The first example discusses a case from the 2018 SJF, which featured an exhibit of African art on loan from the Museum of African Art in Belgrade, the first ever exhibition of African art in North Macedonia, which included narratives linking African art and jazz. The analysis of the exhibit includes some discussion of the Non-Aligned Movement as an element of the political and economic legacies of Yugoslavia (i.e., SFRY) that continue to inform conceptions and imaginations of Africa and blackness in North Macedonia.
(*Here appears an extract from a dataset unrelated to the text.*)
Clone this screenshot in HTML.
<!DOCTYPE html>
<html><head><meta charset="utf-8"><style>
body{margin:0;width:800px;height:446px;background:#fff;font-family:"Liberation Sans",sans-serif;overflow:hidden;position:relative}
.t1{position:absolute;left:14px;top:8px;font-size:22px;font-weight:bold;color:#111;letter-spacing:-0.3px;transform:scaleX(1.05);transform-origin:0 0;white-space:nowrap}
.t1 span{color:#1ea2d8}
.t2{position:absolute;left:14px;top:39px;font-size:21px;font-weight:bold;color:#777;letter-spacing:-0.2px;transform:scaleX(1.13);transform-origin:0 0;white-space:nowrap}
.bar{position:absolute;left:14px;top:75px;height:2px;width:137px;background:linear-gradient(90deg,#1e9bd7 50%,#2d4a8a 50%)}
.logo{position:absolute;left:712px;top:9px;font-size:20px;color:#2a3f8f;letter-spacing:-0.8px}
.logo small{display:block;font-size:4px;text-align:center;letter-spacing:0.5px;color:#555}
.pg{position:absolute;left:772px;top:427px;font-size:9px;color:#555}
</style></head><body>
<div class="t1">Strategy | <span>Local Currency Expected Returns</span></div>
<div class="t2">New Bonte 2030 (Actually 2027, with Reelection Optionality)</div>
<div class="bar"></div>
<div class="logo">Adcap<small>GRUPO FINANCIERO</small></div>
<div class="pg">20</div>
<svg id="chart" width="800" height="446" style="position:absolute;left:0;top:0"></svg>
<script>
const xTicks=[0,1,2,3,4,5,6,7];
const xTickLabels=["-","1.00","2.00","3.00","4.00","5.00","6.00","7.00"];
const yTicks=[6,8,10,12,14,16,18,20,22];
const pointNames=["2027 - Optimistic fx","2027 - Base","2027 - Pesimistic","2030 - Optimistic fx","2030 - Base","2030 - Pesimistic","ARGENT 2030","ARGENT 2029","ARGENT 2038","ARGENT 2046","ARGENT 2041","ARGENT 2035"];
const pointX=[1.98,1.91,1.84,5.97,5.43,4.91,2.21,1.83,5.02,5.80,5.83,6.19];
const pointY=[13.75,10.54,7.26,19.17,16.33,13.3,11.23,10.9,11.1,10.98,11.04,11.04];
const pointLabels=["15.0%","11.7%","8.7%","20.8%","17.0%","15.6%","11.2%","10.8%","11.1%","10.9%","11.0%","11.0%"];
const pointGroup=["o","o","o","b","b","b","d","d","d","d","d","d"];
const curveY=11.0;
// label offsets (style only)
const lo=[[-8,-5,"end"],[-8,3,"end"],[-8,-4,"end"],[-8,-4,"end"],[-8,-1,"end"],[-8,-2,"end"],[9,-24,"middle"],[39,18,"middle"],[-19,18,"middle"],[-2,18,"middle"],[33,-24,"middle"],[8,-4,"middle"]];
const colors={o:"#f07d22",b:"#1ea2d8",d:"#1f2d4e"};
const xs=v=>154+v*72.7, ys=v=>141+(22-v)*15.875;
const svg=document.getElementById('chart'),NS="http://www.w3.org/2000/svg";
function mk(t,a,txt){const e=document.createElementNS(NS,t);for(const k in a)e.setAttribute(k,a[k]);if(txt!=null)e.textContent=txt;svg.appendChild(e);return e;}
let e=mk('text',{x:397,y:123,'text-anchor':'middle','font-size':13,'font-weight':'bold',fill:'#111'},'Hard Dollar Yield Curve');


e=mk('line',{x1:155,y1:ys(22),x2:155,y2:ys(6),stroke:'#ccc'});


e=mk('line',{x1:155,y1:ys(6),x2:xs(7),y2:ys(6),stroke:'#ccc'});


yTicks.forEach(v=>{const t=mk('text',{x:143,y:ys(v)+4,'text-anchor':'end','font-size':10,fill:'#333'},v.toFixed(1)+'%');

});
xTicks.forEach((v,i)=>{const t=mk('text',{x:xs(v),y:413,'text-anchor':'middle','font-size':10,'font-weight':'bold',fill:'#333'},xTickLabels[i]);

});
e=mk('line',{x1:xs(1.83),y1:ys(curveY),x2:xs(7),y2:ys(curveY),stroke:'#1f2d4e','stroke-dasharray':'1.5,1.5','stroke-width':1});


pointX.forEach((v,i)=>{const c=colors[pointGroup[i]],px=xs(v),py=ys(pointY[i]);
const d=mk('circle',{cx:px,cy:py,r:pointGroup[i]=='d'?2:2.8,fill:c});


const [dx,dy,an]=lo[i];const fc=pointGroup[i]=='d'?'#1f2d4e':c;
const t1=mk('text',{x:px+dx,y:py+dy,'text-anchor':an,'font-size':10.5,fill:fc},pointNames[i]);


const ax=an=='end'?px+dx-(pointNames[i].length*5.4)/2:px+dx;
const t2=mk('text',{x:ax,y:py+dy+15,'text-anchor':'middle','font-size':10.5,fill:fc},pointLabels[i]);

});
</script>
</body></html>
The second example focuses on the listening environments of three performances from the 2013 SJF: Roscoe Mitchell and Tyshawn Sorey, the band Harriet Tubman and Cassandra Wilson, and a concert titled “Balkan Fever” featuring Vlatko Stefanovski, Miroslav Tadić, Teodosii Spassov, and the Macedonian Philharmonic. Taken together, the modes of audience engagement with these performances raise questions about the conditions under which liberatory political possibilities are nurtured (or, alternatively, foreclosed) at the site of international jazz festivals.

 

A moment from the 2018 SJF grounds the third example, where a solo concert of trumpet player Wadada Leo Smith occurred simultaneously with a performance of Beethoven’s Ninth Symphony by the Macedonian Philharmonic and with the first successful vote by the Macedonian Parliament in the process of changing the country’s constitutional name from the Republic of Macedonia to the Republic of North Macedonia. Considering these concurrent events, together with the other examples, reveals how a jazz festival can be a site for foregrounding the Black radical tradition and its broader emancipatory possibilities beyond a Black/White binary, even as it prioritises adherence to European forms of whiteness and participates in (and against) musical and political processes of Europeanisation.

 

The lecture will be held in English in the Conference Room of the Institute for Cultural and Memory Studies at ZRC SAZU, Trg francoske revolucije 7, 2nd floor.

 

Dave Wilson (he/him) is an interdisciplinary scholar, saxophonist, composer, ethnographer, producer, educator, and contributor to the music community of Te Whanganui-a-Tara Wellington, Aotearoa New Zealand. His research has appeared in journals including Journal of Jazz Studies, Environmental Humanities, Popular Music, Leonardo Music Journal, and Ethnomusicology, and his co-authored music appreciation textbook Gateways to Understanding Music (Routledge) was published in its second edition in 2023.

 

With music from his 2023 album Ephemeral, he was selected as a finalist for Best Jazz Artist at the 2024 Aotearoa Music Awards and for the 2024 APRA Best Jazz Composition Award. He appears regularly as a Music Correspondent on Radio New Zealand, and is currently Senior Lecturer in Music at Te Herenga Waka—Victoria University of Wellington.